_Exercise brief_
Restate the whole listing word for word. Pictures are left out.

_Source data_
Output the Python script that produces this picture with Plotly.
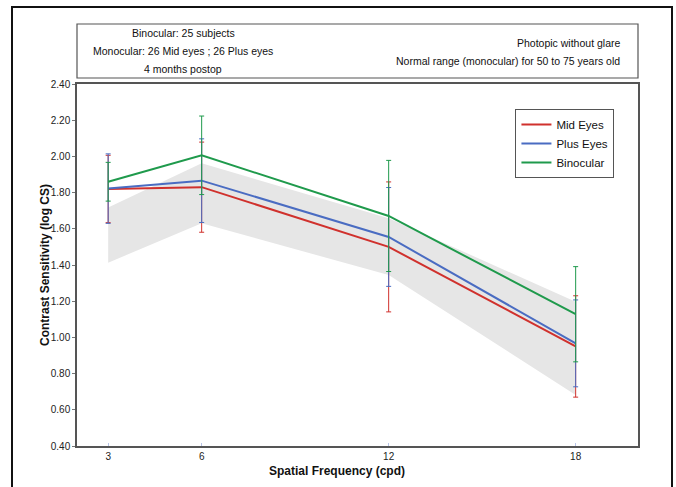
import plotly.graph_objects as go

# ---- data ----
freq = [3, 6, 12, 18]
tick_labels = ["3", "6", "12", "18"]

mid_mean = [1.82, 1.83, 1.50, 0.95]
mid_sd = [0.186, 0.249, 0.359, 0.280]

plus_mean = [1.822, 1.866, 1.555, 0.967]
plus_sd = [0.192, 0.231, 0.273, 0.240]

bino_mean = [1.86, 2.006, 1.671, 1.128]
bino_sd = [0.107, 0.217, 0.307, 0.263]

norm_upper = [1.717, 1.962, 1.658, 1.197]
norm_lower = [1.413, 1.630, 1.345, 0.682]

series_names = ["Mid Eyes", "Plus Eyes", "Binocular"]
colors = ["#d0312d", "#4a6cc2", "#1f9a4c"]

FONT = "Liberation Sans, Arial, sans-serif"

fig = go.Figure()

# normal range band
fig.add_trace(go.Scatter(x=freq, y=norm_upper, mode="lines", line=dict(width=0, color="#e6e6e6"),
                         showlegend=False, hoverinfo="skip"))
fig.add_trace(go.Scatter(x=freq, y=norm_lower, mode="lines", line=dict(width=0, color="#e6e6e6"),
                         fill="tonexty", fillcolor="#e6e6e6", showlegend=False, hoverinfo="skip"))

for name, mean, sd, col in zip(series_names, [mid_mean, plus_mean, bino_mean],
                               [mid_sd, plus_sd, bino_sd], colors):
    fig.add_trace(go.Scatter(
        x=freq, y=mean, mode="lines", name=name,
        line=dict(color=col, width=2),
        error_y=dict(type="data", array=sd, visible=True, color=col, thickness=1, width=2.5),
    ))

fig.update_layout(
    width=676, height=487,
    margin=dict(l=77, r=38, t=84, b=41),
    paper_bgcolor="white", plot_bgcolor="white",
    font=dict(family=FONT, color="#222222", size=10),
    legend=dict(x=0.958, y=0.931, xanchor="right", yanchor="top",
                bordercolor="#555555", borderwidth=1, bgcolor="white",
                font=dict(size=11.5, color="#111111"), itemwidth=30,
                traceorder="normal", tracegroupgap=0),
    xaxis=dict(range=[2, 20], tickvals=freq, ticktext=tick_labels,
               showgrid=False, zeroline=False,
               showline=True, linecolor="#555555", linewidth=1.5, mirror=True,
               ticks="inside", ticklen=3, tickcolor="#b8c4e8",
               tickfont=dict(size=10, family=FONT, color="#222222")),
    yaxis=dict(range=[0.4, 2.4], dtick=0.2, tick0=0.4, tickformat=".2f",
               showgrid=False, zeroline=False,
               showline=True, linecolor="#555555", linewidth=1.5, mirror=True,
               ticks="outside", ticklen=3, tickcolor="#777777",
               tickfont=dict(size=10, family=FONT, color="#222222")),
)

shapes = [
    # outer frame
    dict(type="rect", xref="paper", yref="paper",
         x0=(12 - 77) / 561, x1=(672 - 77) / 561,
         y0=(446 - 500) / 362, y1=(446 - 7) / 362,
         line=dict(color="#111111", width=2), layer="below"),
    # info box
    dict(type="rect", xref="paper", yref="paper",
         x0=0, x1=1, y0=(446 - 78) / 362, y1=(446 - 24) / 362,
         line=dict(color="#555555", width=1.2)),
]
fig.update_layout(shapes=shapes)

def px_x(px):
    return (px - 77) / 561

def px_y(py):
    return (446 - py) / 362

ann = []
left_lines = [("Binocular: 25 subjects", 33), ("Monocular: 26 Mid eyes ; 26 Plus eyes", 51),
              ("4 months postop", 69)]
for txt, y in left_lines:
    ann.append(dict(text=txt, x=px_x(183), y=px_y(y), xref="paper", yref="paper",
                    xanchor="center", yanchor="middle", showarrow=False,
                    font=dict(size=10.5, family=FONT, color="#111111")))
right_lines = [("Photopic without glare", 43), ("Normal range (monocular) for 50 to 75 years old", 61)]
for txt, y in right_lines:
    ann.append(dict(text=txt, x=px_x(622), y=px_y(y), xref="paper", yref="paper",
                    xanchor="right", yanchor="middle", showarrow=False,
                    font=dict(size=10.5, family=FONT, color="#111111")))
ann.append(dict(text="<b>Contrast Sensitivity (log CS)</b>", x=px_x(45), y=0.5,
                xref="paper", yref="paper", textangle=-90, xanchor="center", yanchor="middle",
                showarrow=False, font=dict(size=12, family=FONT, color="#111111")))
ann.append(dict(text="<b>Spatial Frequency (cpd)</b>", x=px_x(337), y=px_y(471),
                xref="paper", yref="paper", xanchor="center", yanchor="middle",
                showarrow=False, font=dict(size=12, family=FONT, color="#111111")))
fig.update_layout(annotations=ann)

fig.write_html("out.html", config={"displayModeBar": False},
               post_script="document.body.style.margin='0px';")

_Solution below_
Output the Python script that produces this picture with Plotly.
import plotly.graph_objects as go

# ---- data ----
freq = [3, 6, 12, 18]
tick_labels = ["3", "6", "12", "18"]

mid_mean = [1.82, 1.83, 1.50, 0.95]
mid_sd = [0.186, 0.249, 0.359, 0.280]

plus_mean = [1.822, 1.866, 1.555, 0.967]
plus_sd = [0.192, 0.231, 0.273, 0.240]

bino_mean = [1.86, 2.006, 1.671, 1.128]
bino_sd = [0.107, 0.217, 0.307, 0.263]

norm_upper = [1.717, 1.962, 1.658, 1.197]
norm_lower = [1.413, 1.630, 1.345, 0.682]

series_names = ["Mid Eyes", "Plus Eyes", "Binocular"]
colors = ["#d0312d", "#4a6cc2", "#1f9a4c"]

FONT = "Liberation Sans, Arial, sans-serif"

fig = go.Figure()

# normal range band
fig.add_trace(go.Scatter(x=freq, y=norm_upper, mode="lines", line=dict(width=0, color="#e6e6e6"),
                         showlegend=False, hoverinfo="skip"))
fig.add_trace(go.Scatter(x=freq, y=norm_lower, mode="lines", line=dict(width=0, color="#e6e6e6"),
                         fill="tonexty", fillcolor="#e6e6e6", showlegend=False, hoverinfo="skip"))

for name, mean, sd, col in zip(series_names, [mid_mean, plus_mean, bino_mean],
                               [mid_sd, plus_sd, bino_sd], colors):
    fig.add_trace(go.Scatter(
        x=freq, y=mean, mode="lines", name=name,
        line=dict(color=col, width=2),
        error_y=dict(type="data", array=sd, visible=True, color=col, thickness=1, width=2.5),
    ))

fig.update_layout(
    width=676, height=487,
    margin=dict(l=77, r=38, t=84, b=41),
    paper_bgcolor="white", plot_bgcolor="white",
    font=dict(family=FONT, color="#222222", size=10),
    legend=dict(x=0.958, y=0.931, xanchor="right", yanchor="top",
                bordercolor="#555555", borderwidth=1, bgcolor="white",
                font=dict(size=11.5, color="#111111"), itemwidth=30,
                traceorder="normal", tracegroupgap=0),
    xaxis=dict(range=[2, 20], tickvals=freq, ticktext=tick_labels,
               showgrid=False, zeroline=False,
               showline=True, linecolor="#555555", linewidth=1.5, mirror=True,
               ticks="inside", ticklen=3, tickcolor="#b8c4e8",
               tickfont=dict(size=10, family=FONT, color="#222222")),
    yaxis=dict(range=[0.4, 2.4], dtick=0.2, tick0=0.4, tickformat=".2f",
               showgrid=False, zeroline=False,
               showline=True, linecolor="#555555", linewidth=1.5, mirror=True,
               ticks="outside", ticklen=3, tickcolor="#777777",
               tickfont=dict(size=10, family=FONT, color="#222222")),
)

shapes = [
    # outer frame
    dict(type="rect", xref="paper", yref="paper",
         x0=(12 - 77) / 561, x1=(672 - 77) / 561,
         y0=(446 - 500) / 362, y1=(446 - 7) / 362,
         line=dict(color="#111111", width=2), layer="below"),
    # info box
    dict(type="rect", xref="paper", yref="paper",
         x0=0, x1=1, y0=(446 - 78) / 362, y1=(446 - 24) / 362,
         line=dict(color="#555555", width=1.2)),
]
fig.update_layout(shapes=shapes)

def px_x(px):
    return (px - 77) / 561

def px_y(py):
    return (446 - py) / 362

ann = []
left_lines = [("Binocular: 25 subjects", 33), ("Monocular: 26 Mid eyes ; 26 Plus eyes", 51),
              ("4 months postop", 69)]
for txt, y in left_lines:
    ann.append(dict(text=txt, x=px_x(183), y=px_y(y), xref="paper", yref="paper",
                    xanchor="center", yanchor="middle", showarrow=False,
                    font=dict(size=10.5, family=FONT, color="#111111")))
right_lines = [("Photopic without glare", 43), ("Normal range (monocular) for 50 to 75 years old", 61)]
for txt, y in right_lines:
    ann.append(dict(text=txt, x=px_x(622), y=px_y(y), xref="paper", yref="paper",
                    xanchor="right", yanchor="middle", showarrow=False,
                    font=dict(size=10.5, family=FONT, color="#111111")))
ann.append(dict(text="<b>Contrast Sensitivity (log CS)</b>", x=px_x(45), y=0.5,
                xref="paper", yref="paper", textangle=-90, xanchor="center", yanchor="middle",
                showarrow=False, font=dict(size=12, family=FONT, color="#111111")))
ann.append(dict(text="<b>Spatial Frequency (cpd)</b>", x=px_x(337), y=px_y(471),
                xref="paper", yref="paper", xanchor="center", yanchor="middle",
                showarrow=False, font=dict(size=12, family=FONT, color="#111111")))
fig.update_layout(annotations=ann)

fig.write_html("out.html", config={"displayModeBar": False},
               post_script="document.body.style.margin='0px';")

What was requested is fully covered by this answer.